─── DATA SHOWN ───

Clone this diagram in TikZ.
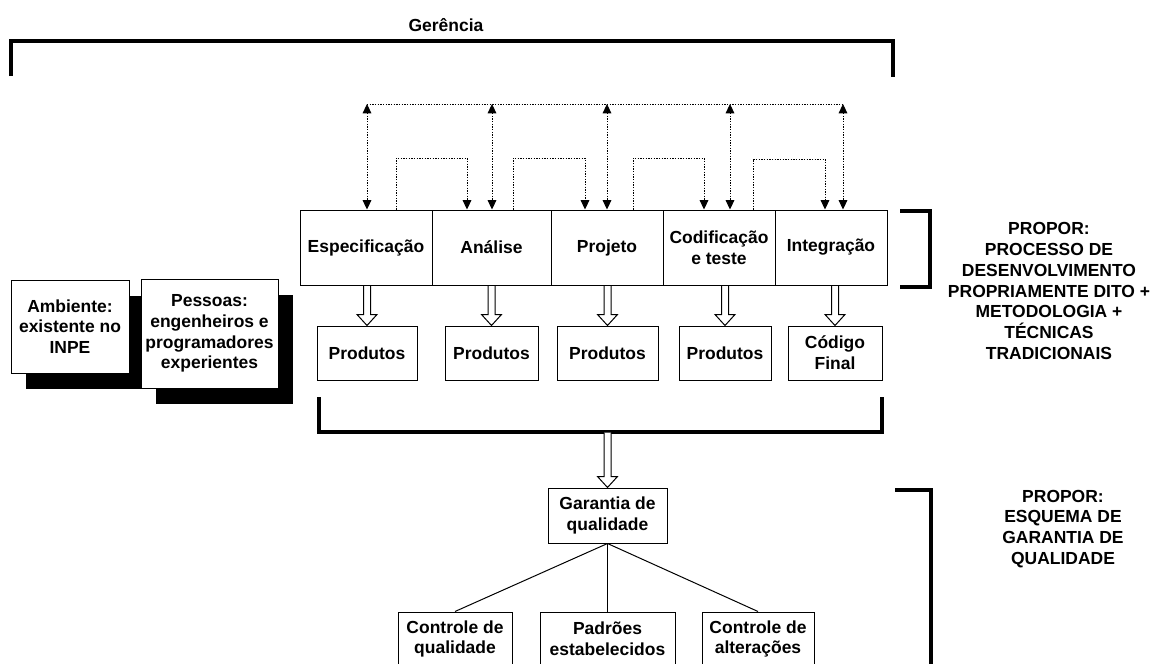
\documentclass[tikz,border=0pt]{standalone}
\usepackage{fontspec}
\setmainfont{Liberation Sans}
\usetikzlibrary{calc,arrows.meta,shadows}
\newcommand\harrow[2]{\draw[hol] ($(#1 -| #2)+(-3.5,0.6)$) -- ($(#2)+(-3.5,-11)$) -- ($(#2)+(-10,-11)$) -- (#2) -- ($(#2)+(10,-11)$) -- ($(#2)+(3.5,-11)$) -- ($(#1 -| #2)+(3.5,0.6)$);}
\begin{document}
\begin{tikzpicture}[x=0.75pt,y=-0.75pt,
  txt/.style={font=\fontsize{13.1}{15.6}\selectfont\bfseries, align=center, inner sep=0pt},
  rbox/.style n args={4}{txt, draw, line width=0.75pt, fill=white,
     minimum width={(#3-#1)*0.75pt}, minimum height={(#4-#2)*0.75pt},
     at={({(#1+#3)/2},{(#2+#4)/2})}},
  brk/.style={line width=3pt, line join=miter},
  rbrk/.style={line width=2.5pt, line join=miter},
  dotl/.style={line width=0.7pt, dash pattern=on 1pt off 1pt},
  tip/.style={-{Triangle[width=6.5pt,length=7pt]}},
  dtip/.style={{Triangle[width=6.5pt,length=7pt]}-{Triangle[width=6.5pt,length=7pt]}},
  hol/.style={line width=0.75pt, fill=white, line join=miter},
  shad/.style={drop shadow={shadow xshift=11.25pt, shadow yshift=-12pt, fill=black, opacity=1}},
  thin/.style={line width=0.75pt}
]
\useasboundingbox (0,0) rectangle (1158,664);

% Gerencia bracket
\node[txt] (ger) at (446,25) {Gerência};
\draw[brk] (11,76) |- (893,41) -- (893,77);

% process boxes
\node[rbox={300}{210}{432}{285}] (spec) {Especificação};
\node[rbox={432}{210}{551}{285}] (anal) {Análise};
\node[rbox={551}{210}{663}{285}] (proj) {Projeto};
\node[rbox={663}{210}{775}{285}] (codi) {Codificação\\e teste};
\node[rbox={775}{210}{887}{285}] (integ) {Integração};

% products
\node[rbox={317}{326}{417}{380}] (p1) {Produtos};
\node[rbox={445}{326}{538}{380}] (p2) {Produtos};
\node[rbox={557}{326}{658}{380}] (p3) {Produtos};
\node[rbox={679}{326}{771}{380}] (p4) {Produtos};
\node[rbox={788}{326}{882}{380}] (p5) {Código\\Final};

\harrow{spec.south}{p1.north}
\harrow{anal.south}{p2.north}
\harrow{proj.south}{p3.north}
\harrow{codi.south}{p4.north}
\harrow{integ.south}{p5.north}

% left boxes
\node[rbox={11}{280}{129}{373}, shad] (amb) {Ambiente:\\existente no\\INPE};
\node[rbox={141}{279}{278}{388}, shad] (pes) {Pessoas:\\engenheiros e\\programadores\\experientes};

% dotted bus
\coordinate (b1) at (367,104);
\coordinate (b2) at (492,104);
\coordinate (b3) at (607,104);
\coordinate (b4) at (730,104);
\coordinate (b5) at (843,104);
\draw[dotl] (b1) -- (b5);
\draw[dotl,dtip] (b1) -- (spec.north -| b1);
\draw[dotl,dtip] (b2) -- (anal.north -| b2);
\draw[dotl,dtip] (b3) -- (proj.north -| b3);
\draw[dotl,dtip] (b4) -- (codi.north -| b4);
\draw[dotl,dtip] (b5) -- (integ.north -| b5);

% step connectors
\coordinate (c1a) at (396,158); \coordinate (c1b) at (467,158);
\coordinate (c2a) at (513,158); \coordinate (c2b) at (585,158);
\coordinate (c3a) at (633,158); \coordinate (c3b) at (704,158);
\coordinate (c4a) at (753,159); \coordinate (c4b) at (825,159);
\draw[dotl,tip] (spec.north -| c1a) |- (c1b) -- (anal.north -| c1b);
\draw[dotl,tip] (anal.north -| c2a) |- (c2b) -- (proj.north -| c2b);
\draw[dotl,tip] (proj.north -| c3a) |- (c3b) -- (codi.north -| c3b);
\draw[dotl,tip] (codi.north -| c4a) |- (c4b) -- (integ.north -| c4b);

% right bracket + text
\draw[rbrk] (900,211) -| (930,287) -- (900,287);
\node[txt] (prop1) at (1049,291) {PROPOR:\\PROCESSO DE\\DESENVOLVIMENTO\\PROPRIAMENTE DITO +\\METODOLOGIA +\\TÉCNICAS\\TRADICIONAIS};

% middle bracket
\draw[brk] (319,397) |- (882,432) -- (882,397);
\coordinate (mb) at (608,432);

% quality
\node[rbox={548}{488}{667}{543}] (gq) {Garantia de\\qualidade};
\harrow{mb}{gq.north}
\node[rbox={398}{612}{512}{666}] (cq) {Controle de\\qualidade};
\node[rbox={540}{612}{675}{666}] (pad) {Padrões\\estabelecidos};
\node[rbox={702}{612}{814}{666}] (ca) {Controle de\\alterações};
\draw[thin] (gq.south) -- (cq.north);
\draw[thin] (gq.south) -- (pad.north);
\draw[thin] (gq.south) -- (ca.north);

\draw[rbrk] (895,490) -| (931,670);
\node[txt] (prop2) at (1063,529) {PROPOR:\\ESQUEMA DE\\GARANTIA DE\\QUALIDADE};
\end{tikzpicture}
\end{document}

───

§ **THE EXERCISE**
Images should not appear in the copy; retype the listing above exactly.

§ **TASK OUTPUT**
Clone this diagram in TikZ.
\documentclass[tikz,border=0pt]{standalone}
\usepackage{fontspec}
\setmainfont{Liberation Sans}
\usetikzlibrary{calc,arrows.meta,shadows}
\newcommand\harrow[2]{\draw[hol] ($(#1 -| #2)+(-3.5,0.6)$) -- ($(#2)+(-3.5,-11)$) -- ($(#2)+(-10,-11)$) -- (#2) -- ($(#2)+(10,-11)$) -- ($(#2)+(3.5,-11)$) -- ($(#1 -| #2)+(3.5,0.6)$);}
\begin{document}
\begin{tikzpicture}[x=0.75pt,y=-0.75pt,
  txt/.style={font=\fontsize{13.1}{15.6}\selectfont\bfseries, align=center, inner sep=0pt},
  rbox/.style n args={4}{txt, draw, line width=0.75pt, fill=white,
     minimum width={(#3-#1)*0.75pt}, minimum height={(#4-#2)*0.75pt},
     at={({(#1+#3)/2},{(#2+#4)/2})}},
  brk/.style={line width=3pt, line join=miter},
  rbrk/.style={line width=2.5pt, line join=miter},
  dotl/.style={line width=0.7pt, dash pattern=on 1pt off 1pt},
  tip/.style={-{Triangle[width=6.5pt,length=7pt]}},
  dtip/.style={{Triangle[width=6.5pt,length=7pt]}-{Triangle[width=6.5pt,length=7pt]}},
  hol/.style={line width=0.75pt, fill=white, line join=miter},
  shad/.style={drop shadow={shadow xshift=11.25pt, shadow yshift=-12pt, fill=black, opacity=1}},
  thin/.style={line width=0.75pt}
]
\useasboundingbox (0,0) rectangle (1158,664);

% Gerencia bracket
\node[txt] (ger) at (446,25) {Gerência};
\draw[brk] (11,76) |- (893,41) -- (893,77);

% process boxes
\node[rbox={300}{210}{432}{285}] (spec) {Especificação};
\node[rbox={432}{210}{551}{285}] (anal) {Análise};
\node[rbox={551}{210}{663}{285}] (proj) {Projeto};
\node[rbox={663}{210}{775}{285}] (codi) {Codificação\\e teste};
\node[rbox={775}{210}{887}{285}] (integ) {Integração};

% products
\node[rbox={317}{326}{417}{380}] (p1) {Produtos};
\node[rbox={445}{326}{538}{380}] (p2) {Produtos};
\node[rbox={557}{326}{658}{380}] (p3) {Produtos};
\node[rbox={679}{326}{771}{380}] (p4) {Produtos};
\node[rbox={788}{326}{882}{380}] (p5) {Código\\Final};

\harrow{spec.south}{p1.north}
\harrow{anal.south}{p2.north}
\harrow{proj.south}{p3.north}
\harrow{codi.south}{p4.north}
\harrow{integ.south}{p5.north}

% left boxes
\node[rbox={11}{280}{129}{373}, shad] (amb) {Ambiente:\\existente no\\INPE};
\node[rbox={141}{279}{278}{388}, shad] (pes) {Pessoas:\\engenheiros e\\programadores\\experientes};

% dotted bus
\coordinate (b1) at (367,104);
\coordinate (b2) at (492,104);
\coordinate (b3) at (607,104);
\coordinate (b4) at (730,104);
\coordinate (b5) at (843,104);
\draw[dotl] (b1) -- (b5);
\draw[dotl,dtip] (b1) -- (spec.north -| b1);
\draw[dotl,dtip] (b2) -- (anal.north -| b2);
\draw[dotl,dtip] (b3) -- (proj.north -| b3);
\draw[dotl,dtip] (b4) -- (codi.north -| b4);
\draw[dotl,dtip] (b5) -- (integ.north -| b5);

% step connectors
\coordinate (c1a) at (396,158); \coordinate (c1b) at (467,158);
\coordinate (c2a) at (513,158); \coordinate (c2b) at (585,158);
\coordinate (c3a) at (633,158); \coordinate (c3b) at (704,158);
\coordinate (c4a) at (753,159); \coordinate (c4b) at (825,159);
\draw[dotl,tip] (spec.north -| c1a) |- (c1b) -- (anal.north -| c1b);
\draw[dotl,tip] (anal.north -| c2a) |- (c2b) -- (proj.north -| c2b);
\draw[dotl,tip] (proj.north -| c3a) |- (c3b) -- (codi.north -| c3b);
\draw[dotl,tip] (codi.north -| c4a) |- (c4b) -- (integ.north -| c4b);

% right bracket + text
\draw[rbrk] (900,211) -| (930,287) -- (900,287);
\node[txt] (prop1) at (1049,291) {PROPOR:\\PROCESSO DE\\DESENVOLVIMENTO\\PROPRIAMENTE DITO +\\METODOLOGIA +\\TÉCNICAS\\TRADICIONAIS};

% middle bracket
\draw[brk] (319,397) |- (882,432) -- (882,397);
\coordinate (mb) at (608,432);

% quality
\node[rbox={548}{488}{667}{543}] (gq) {Garantia de\\qualidade};
\harrow{mb}{gq.north}
\node[rbox={398}{612}{512}{666}] (cq) {Controle de\\qualidade};
\node[rbox={540}{612}{675}{666}] (pad) {Padrões\\estabelecidos};
\node[rbox={702}{612}{814}{666}] (ca) {Controle de\\alterações};
\draw[thin] (gq.south) -- (cq.north);
\draw[thin] (gq.south) -- (pad.north);
\draw[thin] (gq.south) -- (ca.north);

\draw[rbrk] (895,490) -| (931,670);
\node[txt] (prop2) at (1063,529) {PROPOR:\\ESQUEMA DE\\GARANTIA DE\\QUALIDADE};
\end{tikzpicture}
\end{document}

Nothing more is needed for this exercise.